# Collected material
------------------------------------------------------------------------
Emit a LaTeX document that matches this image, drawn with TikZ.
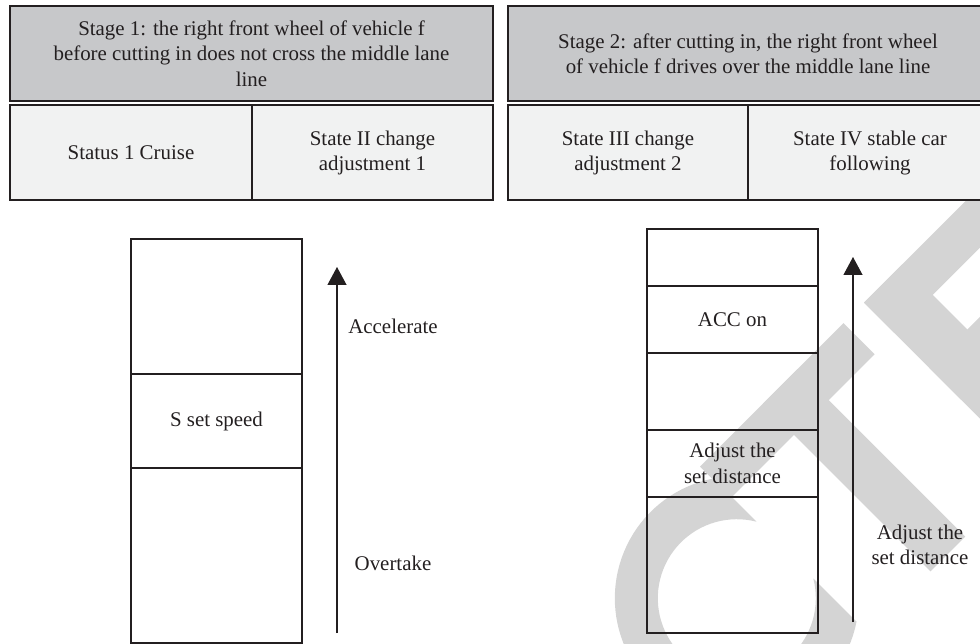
\documentclass[tikz,border=0pt]{standalone}
\usepackage{fontspec}
\setmainfont{Liberation Serif}
\usetikzlibrary{arrows.meta}
\definecolor{hdr}{RGB}{199,200,202}
\definecolor{subc}{RGB}{241,242,242}
\definecolor{ink}{RGB}{35,31,32}
\definecolor{wmc}{RGB}{212,212,212}
\tikzset{
  txt/.style={font=\fontsize{20.9}{25.5}\selectfont, text=ink, align=center},
  hdrbox/.style={txt, draw=ink, line width=2pt, fill=hdr, inner sep=0pt},
  subbox/.style={txt, draw=ink, line width=2pt, fill=subc, inner sep=0pt},
  colbox/.style={txt, draw=ink, line width=1.5pt, inner sep=0pt, minimum width=171pt},
  arr/.style={draw=ink, line width=1.2pt, -{Triangle[width=19pt,length=18pt]}},
  lbl/.style={txt, inner sep=0pt},
  wmark/.style={fill=wmc, draw=none}
}
\begin{document}
\begin{tikzpicture}[x=1pt,y=-1pt]
\useasboundingbox (0,0) rectangle (980,644);
% watermark fragments (C, T, E), drawn in a 45-degree letter frame
\begin{scope}
\clip (0,0) rectangle (980,644);
\begin{scope}[x={(0.7071pt,0.7071pt)}, y={(0.7071pt,-0.7071pt)}]
  % C
  \path[wmark] plot[domain=56.1:303.9, samples=80] ({98+122*cos(\x)},{944+122*sin(\x)})
     -- plot[domain=30.6:329.4, samples=80] ({98+79*cos(\x)},{944-79*sin(\x)}) -- cycle;
  % T
  \path[wmark] (165,825) -- (368,825) -- (368,869) -- (165,869) -- cycle;
  \path[wmark] (254,825) -- (303,825) -- (303,1062) -- (254,1062) -- cycle;
  % E
  \path[wmark] (397,825) -- (451,825) -- (451,1062) -- (397,1062) -- cycle;
  \path[wmark] (397,825) -- (620,825) -- (620,868) -- (397,868) -- cycle;
  \path[wmark] (397,917) -- (600,917) -- (600,962) -- (397,962) -- cycle;
  \path[wmark] (397,1017) -- (620,1017) -- (620,1062) -- (397,1062) -- cycle;
\end{scope}
\end{scope}
% headers
\node[hdrbox, minimum width=483pt, minimum height=95pt] (st1) at (251.5,53.5)
  {Stage 1: the right front wheel of vehicle f\\before cutting in does not cross the middle lane\\line};
\node[subbox, minimum width=242pt, minimum height=95pt] (s1) at (131,153) {Status 1 Cruise};
\node[subbox, minimum width=241pt, minimum height=95pt] (s2) at (372.5,153) {State II change\\adjustment 1};
\node[hdrbox, minimum width=480pt, minimum height=95pt] (st2) at (748,53.5)
  {Stage 2: after cutting in, the right front wheel\\of vehicle f drives over the middle lane line};
\node[subbox, minimum width=240pt, minimum height=95pt] (s3) at (628,153) {State III change\\adjustment 2};
\node[subbox, minimum width=244pt, minimum height=95pt] (s4) at (870,153) {State IV stable car\\following};
% left column
\node[colbox, minimum height=404pt] (c1) at (216.5,441) {};
\node[colbox, minimum height=94pt] (sp) at (216.5,421) {S set speed};
\coordinate (a1s) at (337,633);
\coordinate (a1e) at (337,267);
\draw[arr] (a1s) -- (a1e);
\node[lbl] (acc) at (393,326) {Accelerate};
\node[lbl] (ovt) at (393,563) {Overtake};
% right column
\node[colbox, minimum height=404pt] (c2) at (732.5,431) {};
\node[colbox, minimum height=67pt] (accon) at (732.5,319.5) {ACC on};
\node[colbox, minimum height=67pt] (adj) at (732.5,463.5) {Adjust the\\set distance};
\coordinate (a2s) at (853,622);
\coordinate (a2e) at (853,257);
\draw[arr] (a2s) -- (a2e);
\node[lbl] (adjl) at (920,545) {Adjust the\\set distance};
\end{tikzpicture}
\end{document}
------------------------------------------------------------------------
# Your instructions
Exclude every picture and copy the remaining data exactly.

# Correct answer
Emit a LaTeX document that matches this image, drawn with TikZ.
\documentclass[tikz,border=0pt]{standalone}
\usepackage{fontspec}
\setmainfont{Liberation Serif}
\usetikzlibrary{arrows.meta}
\definecolor{hdr}{RGB}{199,200,202}
\definecolor{subc}{RGB}{241,242,242}
\definecolor{ink}{RGB}{35,31,32}
\definecolor{wmc}{RGB}{212,212,212}
\tikzset{
  txt/.style={font=\fontsize{20.9}{25.5}\selectfont, text=ink, align=center},
  hdrbox/.style={txt, draw=ink, line width=2pt, fill=hdr, inner sep=0pt},
  subbox/.style={txt, draw=ink, line width=2pt, fill=subc, inner sep=0pt},
  colbox/.style={txt, draw=ink, line width=1.5pt, inner sep=0pt, minimum width=171pt},
  arr/.style={draw=ink, line width=1.2pt, -{Triangle[width=19pt,length=18pt]}},
  lbl/.style={txt, inner sep=0pt},
  wmark/.style={fill=wmc, draw=none}
}
\begin{document}
\begin{tikzpicture}[x=1pt,y=-1pt]
\useasboundingbox (0,0) rectangle (980,644);
% watermark fragments (C, T, E), drawn in a 45-degree letter frame
\begin{scope}
\clip (0,0) rectangle (980,644);
\begin{scope}[x={(0.7071pt,0.7071pt)}, y={(0.7071pt,-0.7071pt)}]
  % C
  \path[wmark] plot[domain=56.1:303.9, samples=80] ({98+122*cos(\x)},{944+122*sin(\x)})
     -- plot[domain=30.6:329.4, samples=80] ({98+79*cos(\x)},{944-79*sin(\x)}) -- cycle;
  % T
  \path[wmark] (165,825) -- (368,825) -- (368,869) -- (165,869) -- cycle;
  \path[wmark] (254,825) -- (303,825) -- (303,1062) -- (254,1062) -- cycle;
  % E
  \path[wmark] (397,825) -- (451,825) -- (451,1062) -- (397,1062) -- cycle;
  \path[wmark] (397,825) -- (620,825) -- (620,868) -- (397,868) -- cycle;
  \path[wmark] (397,917) -- (600,917) -- (600,962) -- (397,962) -- cycle;
  \path[wmark] (397,1017) -- (620,1017) -- (620,1062) -- (397,1062) -- cycle;
\end{scope}
\end{scope}
% headers
\node[hdrbox, minimum width=483pt, minimum height=95pt] (st1) at (251.5,53.5)
  {Stage 1: the right front wheel of vehicle f\\before cutting in does not cross the middle lane\\line};
\node[subbox, minimum width=242pt, minimum height=95pt] (s1) at (131,153) {Status 1 Cruise};
\node[subbox, minimum width=241pt, minimum height=95pt] (s2) at (372.5,153) {State II change\\adjustment 1};
\node[hdrbox, minimum width=480pt, minimum height=95pt] (st2) at (748,53.5)
  {Stage 2: after cutting in, the right front wheel\\of vehicle f drives over the middle lane line};
\node[subbox, minimum width=240pt, minimum height=95pt] (s3) at (628,153) {State III change\\adjustment 2};
\node[subbox, minimum width=244pt, minimum height=95pt] (s4) at (870,153) {State IV stable car\\following};
% left column
\node[colbox, minimum height=404pt] (c1) at (216.5,441) {};
\node[colbox, minimum height=94pt] (sp) at (216.5,421) {S set speed};
\coordinate (a1s) at (337,633);
\coordinate (a1e) at (337,267);
\draw[arr] (a1s) -- (a1e);
\node[lbl] (acc) at (393,326) {Accelerate};
\node[lbl] (ovt) at (393,563) {Overtake};
% right column
\node[colbox, minimum height=404pt] (c2) at (732.5,431) {};
\node[colbox, minimum height=67pt] (accon) at (732.5,319.5) {ACC on};
\node[colbox, minimum height=67pt] (adj) at (732.5,463.5) {Adjust the\\set distance};
\coordinate (a2s) at (853,622);
\coordinate (a2e) at (853,257);
\draw[arr] (a2s) -- (a2e);
\node[lbl] (adjl) at (920,545) {Adjust the\\set distance};
\end{tikzpicture}
\end{document}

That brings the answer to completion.